About Us
Quadrivia is the health technology company behind Q, a comprehensive, controllable, and customizable assistant AI built by clinicians, for clinicians. Addressing the urgent shortage of healthcare professionals, Q provides real-time, personal, and reliable support for clinical tasks across the care continuum. Designed for providers, payers, and pharmaceutical companies, Q is easy to customise and integrates seamlessly into workflows, delivering precise assistance across the care spectrum.
The Role
You'll build and run Cortex, the core AI architecture behind Qu, and the services that sit on top of it: automated AI audits, patient simulators, retrieval (RAG), and the escalation agents that take over in red-guardrail situations. This is a backend role first. The job is to make our AI systems reliable, fast, and observable in production, not to invent new ML. You own the software underneath the agents.
We're a small team that ships real systems. We've built our entire AI-driven evaluation system, our voice orchestrator, and a multi-hierarchical RAG platform from scratch.
What You'll Do
- Design and maintain robust, modular backend systems using clean architectural (SOLID) principles to ensure long-term maintainability, scalability and flexibility as the agentic stack evolves.
- Own Cortex end-to-end: architecture, API design, service boundaries, reliability targets, and proactively managing failure modes.
- Build the platform services around it. The automated audit and eval pipeline, patient simulators for testing agents at scale, and the retrieval layer.
- Write fast, well-tested Python services with FastAPI, asyncio, and pydantic, and get the queues, caching, and data stores right.
- Wire up the multi-agent orchestration: routing between agents, shared state, and clean tool interfaces.
- Engineer the RAG pipeline for high-signal retrieval (chunking, hybrid search, re-ranking, caching) and prove the grounding holds.
- Make the whole thing observable: structured logs, OTEL tracing across the agent graph, cost, latency and token visibility, dashboards, and CI gates that catch regressions before they ship.
Minimum Qualifications
- Your core is backend and software engineering. You write clean, maintainable services and you care how they behave in production.

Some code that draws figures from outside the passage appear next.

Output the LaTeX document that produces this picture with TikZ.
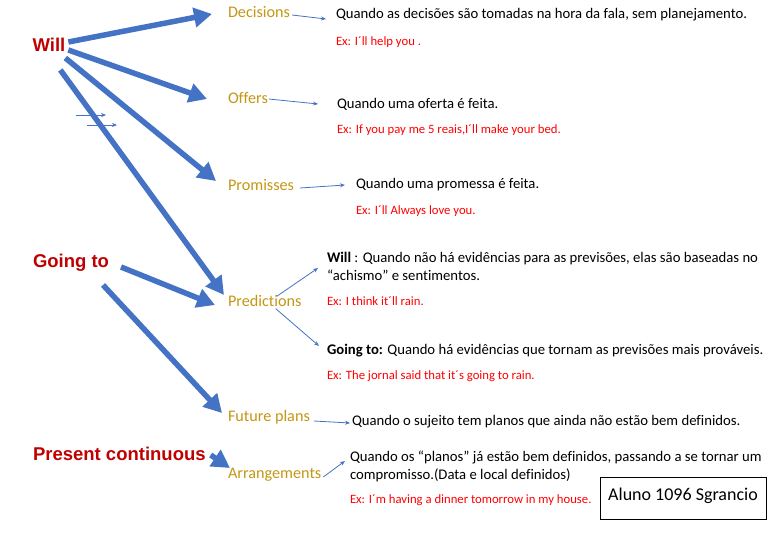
\documentclass[tikz,border=0pt]{standalone}
\usepackage{fontspec}
\setmainfont{Carlito}[Ligatures=NoCommon]
\newfontfamily\arialf{Liberation Sans}
\usetikzlibrary{arrows.meta}
\definecolor{tblue}{RGB}{68,114,196}
\definecolor{tgold}{RGB}{196,150,20}
\definecolor{tdred}{RGB}{192,0,0}
\definecolor{tred}{RGB}{255,0,0}
\begin{document}
\begin{tikzpicture}[x=1pt,y=-1pt,
  every node/.style={inner sep=0pt,outer sep=0pt},
  mainlbl/.style={font=\arialf\bfseries\fontsize{18.5}{20}\selectfont,text=tdred},
  goldlbl/.style={font=\fontsize{16.2}{19}\selectfont,text=tgold,anchor=west},
  desc/.style={font=\fontsize{14.7}{18}\selectfont,text=black,anchor=west,align=left},
  exlbl/.style={font=\fontsize{12.7}{15}\selectfont,text=tred,anchor=west},
  bigarrow/.style={draw=tblue,line width=5.5pt,-{Triangle[length=18pt,width=19pt]}},
  thinarrow/.style={draw=tblue,line width=0.8pt,-{Stealth[length=5pt,width=4pt]}}]
\useasboundingbox (0,0) rectangle (768,543);
% main labels
\node[mainlbl] (will) at (49,45) {Will};
\node[mainlbl,anchor=west] (going) at (33,263) {Going to};
\node[mainlbl,anchor=west] (pres) at (33,454) {Present continuous};
% gold labels
\node[goldlbl] (dec) at (228,12) {Decisions};
\node[goldlbl] (off) at (228,98) {Offers};
\node[goldlbl] (prom) at (228,185) {Promisses};
\node[goldlbl] (pred) at (228,301) {Predictions};
\node[goldlbl] (fut) at (228,417) {Future plans};
\node[goldlbl] (arr) at (228,475) {Arrangements};
% descriptions
\node[desc] (qd) at (336,15) {Quando as decisões são tomadas na hora da fala, sem planejamento.};
\node[exlbl] (exd) at (336,42) {Ex: I´ll help you .};
\node[desc] (qo) at (337,104) {Quando uma oferta é feita.};
\node[exlbl] (exo) at (337,130) {Ex: If you pay me 5 reais,I´ll make your bed.};
\node[desc] (qp) at (356,185) {Quando uma promessa é feita.};
\node[exlbl] (exp) at (356,211) {Ex: I´ll Always love you.};
\node[desc] (qw) at (327,266) {\textbf{Will} : Quando não há evidências para as previsões, elas são baseadas no\\“achismo” e sentimentos.};
\node[exlbl] (exw) at (327,301) {Ex: I think it´ll rain.};
\node[desc] (qg) at (327,351) {\textbf{Going to:} Quando há evidências que tornam as previsões mais prováveis.};
\node[exlbl] (exg) at (327,376) {Ex: The jornal said that it´s going to rain.};
\node[desc] (qf) at (352,422) {Quando o sujeito tem planos que ainda não estão bem definidos.};
\node[desc] (qa) at (350,466) {Quando os “planos” já estão bem definidos, passando a se tornar um\\compromisso.(Data e local definidos)};
\node[exlbl] (exa) at (350,500) {Ex: I´m having a dinner tomorrow in my house.};
% box
\node[draw=black,line width=0.8pt,minimum width=166pt,minimum height=42pt,font=\fontsize{18}{20}\selectfont,text=black] (aluno) at (683,498) {\raisebox{8pt}{Aluno 1096 Sgrancio}};
% big arrows
\draw[bigarrow] ([shift={(3,-3)}]will.east) -- ([shift={(-16,2)}]dec.west);
\draw[bigarrow] ([shift={(3,5)}]will.east) -- ([shift={(-21,1)}]off.west);
\draw[bigarrow] ([shift={(0,13)}]will.east) -- ([shift={(-12,-4)}]prom.west);
\draw[bigarrow] ([shift={(-5,25)}]will.east) -- ([shift={(-4,-6)}]pred.west);
\draw[bigarrow] ([shift={(12,4)}]going.east) -- ([shift={(-13,4)}]pred.west);
\draw[bigarrow] ([shift={(-6,22)}]going.east) -- ([shift={(-6,-4)}]fut.west);
\draw[bigarrow] ([shift={(5,1)}]pres.east) -- ([shift={(2,-7)}]arr.west);
% thin arrows
\draw[thinarrow] ([shift={(2,3)}]dec.east) -- ([shift={(-10,4)}]qd.west);
\draw[thinarrow] ([shift={(1,1)}]off.east) -- ([shift={(-19,0)}]qo.west);
\draw[thinarrow] ([shift={(6,3)}]prom.east) -- ([shift={(-11,0)}]qp.west);
\draw[thinarrow] ([shift={(12,1)}]pred.north) -- ([shift={(-9,2)}]qw.west);
\draw[thinarrow] ([shift={(11,2)}]pred.south) -- ([shift={(-8,-5)}]qg.west);
\draw[thinarrow] ([shift={(4,4)}]fut.east) -- ([shift={(-2,1)}]qf.west);
\draw[thinarrow] ([shift={(2,2)}]arr.east) -- ([shift={(-5,-5)}]qa.west);
% stray small arrows
\coordinate (s1a) at (76,115); \coordinate (s1b) at (106,115);
\coordinate (s2a) at (87,125); \coordinate (s2b) at (117,125);
\draw[thinarrow,line width=0.6pt] (s1a) -- (s1b);
\draw[thinarrow,line width=0.6pt] (s2a) -- (s2b);
\end{tikzpicture}
\end{document}
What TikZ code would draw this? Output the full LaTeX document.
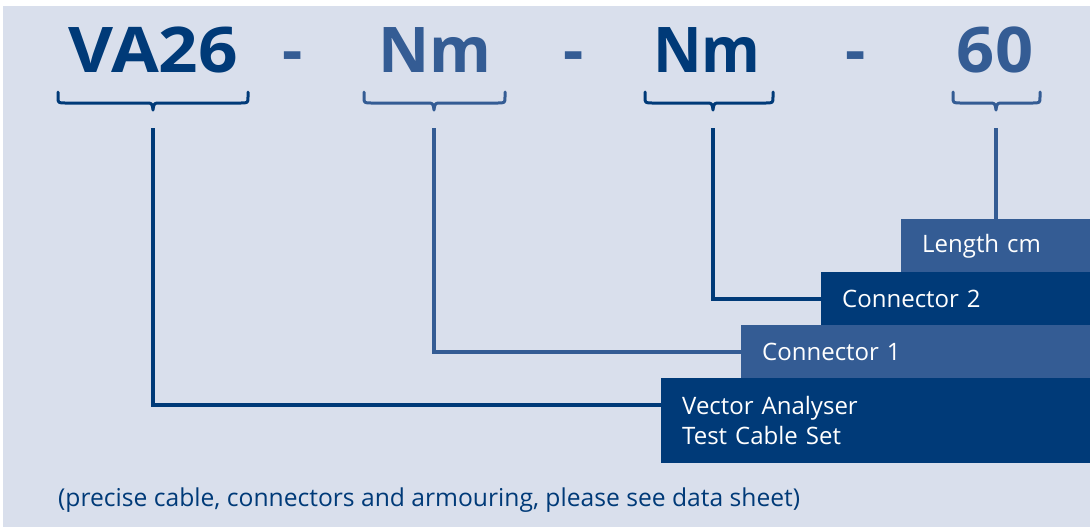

- Deep understanding of architectural design patterns (e.g., Clean/Hexagonal Architecture, Domain-Driven Design, SOLID, event-driven) to manage complex system boundaries.
- At least 2 years, demonstrable, building or scaling user-facing AI software that real users touched. We'll want to see it.
- Expert Python, with strong FastAPI, asyncio, pydantic, and production observability.
- Comfortable with agent patterns and eval-driven development.
- You've worked at a startup before and know what wearing several hats actually costs.
Nice to Have
- Real-time and voice: WebRTC, LiveKit, SIP, VAD, barge-in, turn-taking. Useful here, not required.
- Programmatic prompt optimization techniques.
- LLM-as-judge setups and other evaluation tooling.
- GCP: Cloud Run or GKE, Pub/Sub, Vertex AI, GCS, Secret Manager, Cloud Logging and Trace.
- Healthcare data familiarity.
Example Problems You'll Tackle
- Stand up the AI audit pipeline so evals run automatically on slices of production traffic, with regression gates wired into CI.
- Build a patient simulator that lets us stress-test agents at scale before they ever reach a real call.
- Improve the RAG pipeline with hybrid retrieval and re-ranking, then prove the gains with faithfulness and context metrics.
- Get OTEL-first tracing across the agent graph, with automated eval triggers on live traffic.
- Turn EHR integrations into reliable tools the agents can call.
Tech Stack
Python, FastAPI, pydantic, asyncio, Redis, Postgres, vector stores, Docker, Kubernetes, Terraform, ArgoCD, OTEL, TypeScript, React. Real-time stacks (WebRTC, LiveKit, SIP, STT/TTS) where the work touches voice.
What Success Looks Like
- Quadrivia's backend becomes a reference for reliability, safety, and performance.
- Your services run above 99.99% availability under strict regulatory constraints.
- Other engineers build new clinical workflows and agent capabilities quickly and safely.
- AI-generated code gets reviewed, corrected, and owned by you.